A profusion of voids are spread around the gallery, some formed regularly in the felt, others giving way for light to pass through the wood, then voids that cut out gracious curves in what would otherwise be a monotonous straight line, voids that need not be filled, matter that is made more malleable by the voids, and that gives itself to being folded in several forms, revealing its potential multiplicity, engaged by the voids. None of the works attempt to fill the emptiness, none of them want to reinsert the little discs of material scattered on the floor. What is of concern is the creation of the emptiness and by the emptiness; a construction that originates from cutting. To fill in the emptiness would be to kill the work. To accept it is to establish a respectful relationship with the material, worshipping the mysteries of that which can be seen and touched, understanding that to live is to worship life as it is presented:
I don’t believe in God because I have never seen him.
If he wanted me to believe in him,
Undoubtedly he would come to speak to me (...)
But if God is the flowers and the trees
And the hills and the sun and the moonlight,
Then I believe in him,
Then I believe in him all the time,
And my whole life is an oration and a mass,
And a communion with my eyes and through my ears.

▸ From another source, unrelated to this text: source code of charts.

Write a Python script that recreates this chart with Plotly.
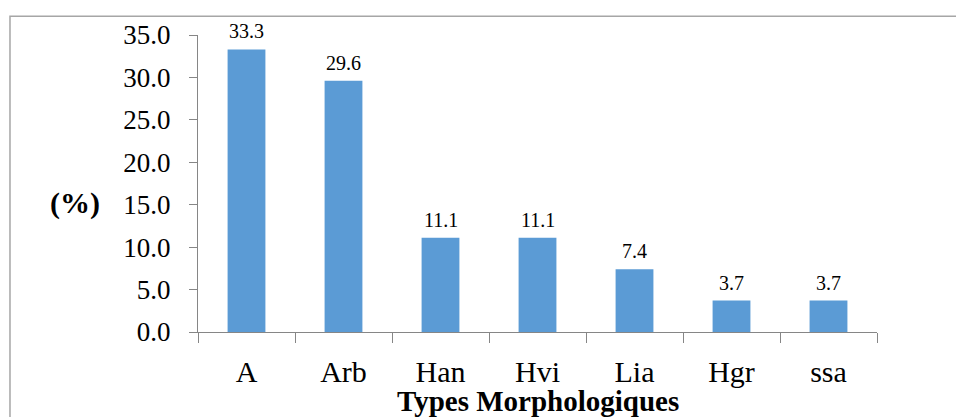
import plotly.graph_objects as go

categories = ["A", "Arb", "Han", "Hvi", "Lia", "Hgr", "ssa"]
values = [33.3, 29.6, 11.1, 11.1, 7.4, 3.7, 3.7]
y_ticks = [0, 5, 10, 15, 20, 25, 30, 35]

FONT = "Liberation Serif, Times New Roman, serif"
AX = "#868686"

fig = go.Figure()
fig.add_trace(go.Bar(
    x=categories, y=values,
    marker=dict(color="#5B9BD5", line=dict(width=0)),
    width=0.39,
))

label_annotations = [
    dict(x=c, y=v, xref="x", yref="y", text=f"{v:.1f}", showarrow=False,
         xanchor="center", yanchor="bottom", yshift=5,
         font=dict(family=FONT, size=20, color="#000000"))
    for c, v in zip(categories, values)
]

fig.update_layout(
    width=956, height=409,
    margin=dict(l=190, r=87, t=24, b=85),
    paper_bgcolor="white", plot_bgcolor="white",
    font=dict(family=FONT, color="#000000"),
    showlegend=False,
    xaxis=dict(
        showline=True, linecolor=AX, linewidth=1,
        ticks="outside", tickson="boundaries", ticklen=10, tickcolor=AX,
        tickfont=dict(family=FONT, size=30, color="#000000"),
        ticklabelstandoff=13,
        showgrid=False, zeroline=False,
    ),
    yaxis=dict(
        range=[0, 35], tickvals=y_ticks, tickformat=".1f",
        showline=True, linecolor=AX, linewidth=1,
        ticks="outside", ticklen=8, tickcolor=AX,
        tickfont=dict(family=FONT, size=27, color="#000000"),
        ticklabelstandoff=13,
        showgrid=False, zeroline=False,
    ),
    annotations=label_annotations + [
        dict(text="<b>Types Morphologiques</b>", xref="paper", yref="paper",
             x=0.5, y=-0.233, xanchor="center", yanchor="middle",
             showarrow=False, font=dict(family=FONT, size=29, color="#000000")),
        dict(text="<b>(%)</b>", xref="paper", yref="paper",
             x=-0.181, y=0.433, xanchor="center", yanchor="middle",
             showarrow=False, font=dict(family=FONT, size=30, color="#000000")),
    ],
    shapes=[
        dict(type="rect", xref="paper", yref="paper",
             x0=-0.2769, x1=1.2, y0=-0.4, y1=1.063,
             line=dict(color="#a6a6a6", width=1.5), fillcolor="rgba(0,0,0,0)",
             layer="below"),
    ],
)

fig.write_html("out.html")
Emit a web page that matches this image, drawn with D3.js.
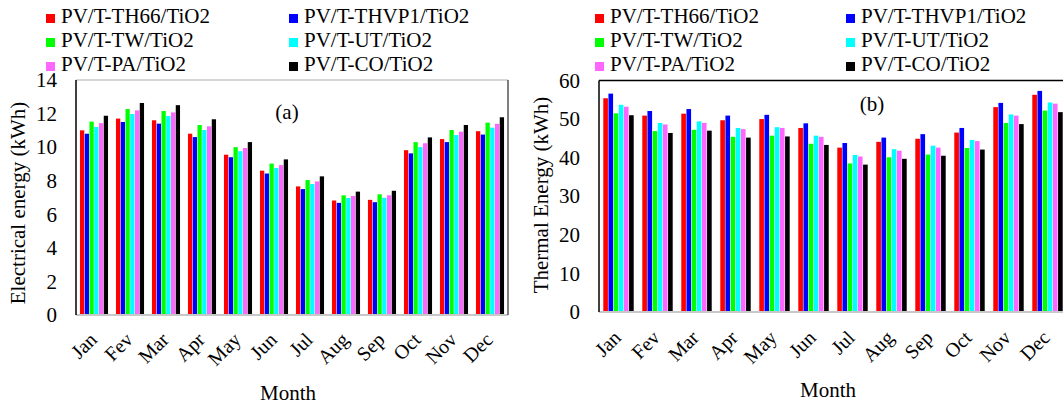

Thus, each of Ricardo Rendon’s works acts as stimulus for the senses – with the silent softness of the felt and forms that delight though eye-pleasing ornaments - and also as a machine for thinking about the absences that frame everything that lives. Each of those forms only exists thanks to its emptiness. Without the emptiness, they would be heavy, inflexible rectangular cloths, wooden sheets that block the passage of light and air, self-enclosed boxes. There is ample immaterial content in not scorning the material.